Challenge accepted

Fall 2024 Inventing tomorrow

Three students standing near a dummy with a device strapped around its pregnant belly.
Biomedical engineering student Sydney Beck, with two of her teammates, explaining how their ultrasound transducer positioning aid works. Photo by Pauline Oo.

Listen to a Heartbeat

The Challenge

Fetal heart rate monitoring is a critical technique that offers clues to a fetus’s well-being. It has also been credited with reducing the number of stillbirths since its invention in the 1930s. Yet, two challenges exist: reliably capturing cardiac signals when the fetus moves and adjusting the simple, inexpensive but cumbersome, ultrasound transducer’s elastic band on a pregnant belly.

The team

University of Minnesota biomedical engineering majors, Class ’24: Niyati Alluri, Sydney Beck, Maya Johnson, Allison Lundborg, and Daniel Russell

The sponsors

  • Stephen Contag, physician, University of Minnesota Division of Maternal-Fetal Medicine

  • Shruti Iyer, director of product strategy, Oracle

The solution

This University of Minnesota College of Science and Engineering team designed “FetalFocus,” an ultrasound transducer positioning aid that allows the physician to better place and consistently track the fetal heart rate. The students placed third out of 17 student groups from across the United States at the Design of Medical Devices Conferenceon the Twin Cities campus—the world’s largest gathering of its kind.

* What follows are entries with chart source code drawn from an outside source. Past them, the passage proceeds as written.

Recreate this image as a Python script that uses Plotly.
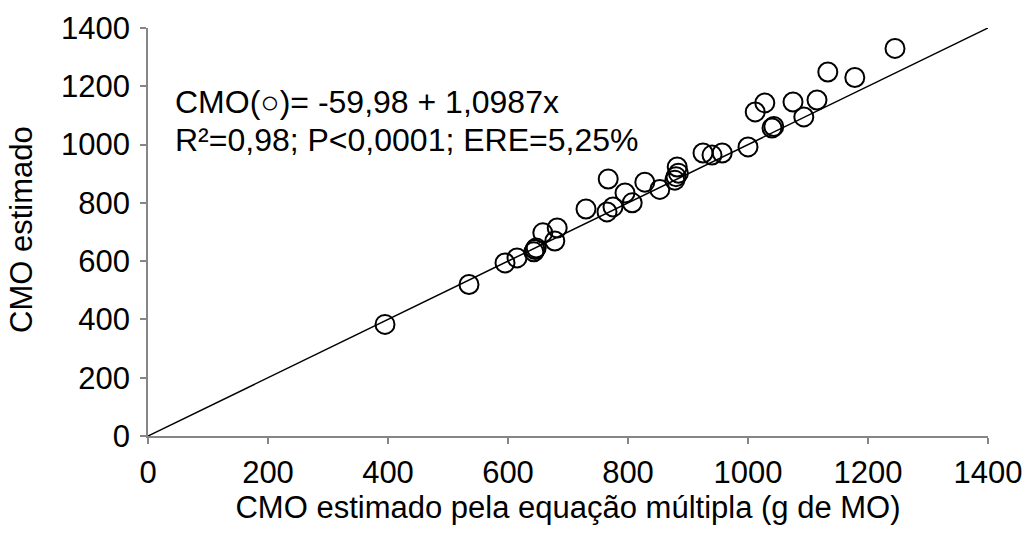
import plotly.graph_objects as go

x_vals = [395, 535, 595, 615, 643, 645, 647, 658, 678, 682, 730, 765, 767, 775, 795, 807,
          828, 853, 878, 880, 882, 884, 925, 940, 957, 1000, 1012, 1028, 1040, 1043, 1075,
          1093, 1115, 1133, 1178, 1245]
y_vals = [383, 520, 594, 611, 632, 640, 645, 697, 669, 714, 779, 769, 882, 786, 834, 800,
          871, 846, 878, 890, 923, 902, 971, 964, 971, 992, 1112, 1143, 1057, 1062, 1146,
          1095, 1153, 1249, 1230, 1330]
line_x = [0, 1400]
line_y = [0, 1400]
tick_vals = [0, 200, 400, 600, 800, 1000, 1200, 1400]

FONT = "Liberation Sans, Arial, sans-serif"
FS = 31

fig = go.Figure()
fig.add_trace(go.Scatter(x=line_x, y=line_y, mode="lines",
                         line=dict(color="black", width=1.5), showlegend=False,
                         hoverinfo="skip"))
fig.add_trace(go.Scatter(x=x_vals, y=y_vals, mode="markers",
                         marker=dict(symbol="circle-open", size=19,
                                     line=dict(color="black", width=2), color="black"),
                         showlegend=False))

axis_common = dict(range=[0, 1400], tickvals=tick_vals, showgrid=False, zeroline=False,
                   showline=True, linecolor="#868686", linewidth=1.5,
                   ticks="outside", ticklen=6, tickcolor="#868686", tickwidth=1.5,
                   automargin=False,
                   tickfont=dict(family=FONT, size=FS, color="black"))

fig.update_layout(
    width=1027, height=536,
    margin=dict(l=148, r=39, t=28, b=100, autoexpand=False),
    paper_bgcolor="white", plot_bgcolor="white",
    xaxis=dict(**axis_common, ticklabelstandoff=2,
               title=dict(text="CMO estimado pela equação múltipla (g de MO)",
                          font=dict(family=FONT, size=FS, color="black"), standoff=1)),
    yaxis=dict(**axis_common, ticklabelstandoff=4),
    annotations=[
        dict(text="CMO estimado", xref="paper", yref="paper", textangle=-90,
             x=(21 - 148) / 840, y=(436 - 230) / 408, xanchor="center", yanchor="middle",
             showarrow=False, font=dict(family=FONT, size=FS, color="black")),
        dict(text="CMO(○)= -59,98 + 1,0987x", xref="paper", yref="paper",
             x=(173 - 148) / 840, y=(436 - 102) / 408, xanchor="left", yanchor="middle",
             showarrow=False, font=dict(family=FONT, size=32, color="black")),
        dict(text="R²=0,98; P<0,0001; ERE=5,25%", xref="paper", yref="paper",
             x=(173 - 148) / 840, y=(436 - 140) / 408, xanchor="left", yanchor="middle",
             showarrow=False, font=dict(family=FONT, size=32, color="black")),
    ],
)

fig.write_html("out.html")
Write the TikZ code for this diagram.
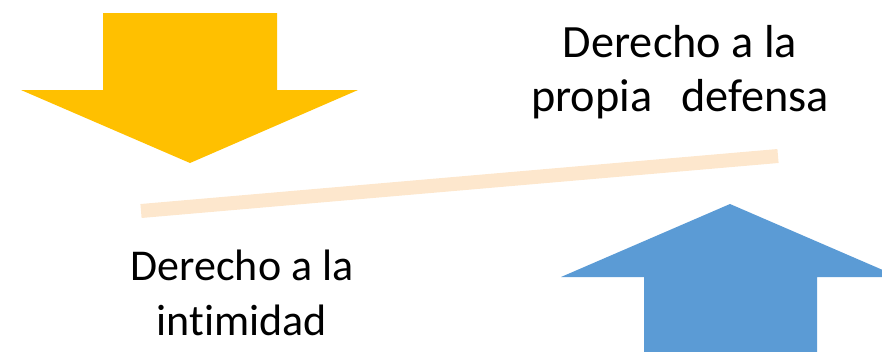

Five students standing in front of their poster board and prototype.
The mechanical engineering senior design team: Jacob Schmidt, Hung Dinh, Conner Glaser, Jenna Westlake, and Ann Nguyen. Photo by Grant Dahl.

TURN YOUR BODY INTO FERTILIZER

The Challenge

Conventional burials account for 64,000 tons of steel, 1.6 million tons of concrete, and 4 million gallons of embalming fluid annually in the United States. Cremation, by contrast, releases a yearly carbon output equivalent to burning roughly 400 million pounds of coal.

The team

University of Minnesota mechanical engineering majors, Class ’24: Hung Dinh, Conner Glaser, Ann Nguyen, Jacob Schmidt, and Jenna Westlake

The sponsor

The solution

The “Human Composting Vessel” breaks down the body into inorganic material, offering an environmentally friendly alternative to traditional burial and cremation.

Essentially, the body is laid into the vessel—(see image) like the prototype the students developed—alongside natural materials, such as wood chips, straw, alfalfa, and wildflowers, and the natural microbial process, with some support, breaks down the body over a couple of months. The end result is a cubic yard of nutrient-rich compost, which can be used to plant a tree and support a garden or broader ecological restoration efforts.

Ben Guengerich, director of the Anderson Student Innovation Labs at the University of Minnesota, was also a technical advisor on the project.

During the course of the project, Halaas helped to coordinate a grassroots advocacy group that legalized natural organic reduction in Minnesota. (The bill passed in the 2024 legislative session with an implementation date of July 1, 2025.) 

"The students have played an integral role in helping to inform my startup, a concept that was really born out of conversation at the Toaster," said Halaas, who served as innovation outreach and program specialist at the University of Minnesota Toaster Innovation Hub.

"Their efforts to help me develop a Minnesota-made, natural organic reduction prototype has led to them walking away with the best physical prototype award [at their department showcase], my startup gaining more traction, and the Natural Organic Reduction bill passing this legislative session,” he said.

Two students building a device in Anderson Labs.
Two members of the team building their prototype in Anderson Labs on the Twin Cities campus. Photo courtesy of Erik Haalas.

PROTECT YOUR SKIN AND EYES

The Challenge

Your chance of skin damage scales up with the intensity of UV radiation and duration of exposure. Also, prolonged exposure can contribute to eye damage, including cataracts. Current UV monitoring products run in the $200+ range, plus they’re large, clunky, and not user friendly.

The team

University of Minnesota electrical engineering majors, Class ’24: Hunter Berger, Andy Lambrecht, Maximilian Percy, Jedidiah Pratt, Joseph Renk, and Peter Tran

The sponsors

  • Hye Yoon Park, associate professor of electrical and computer engineering, University of Minnesota

The solution

“SunGuard,” a UV-level detector and app that could integrate into existing smart watch designs. The team’s prototype watch and app, built with electronics and parts totaling $53.38, features real-time UV tracking and a sunscreen timer. A “SunGuard Clip” that fastens to shirts and hats was discussed.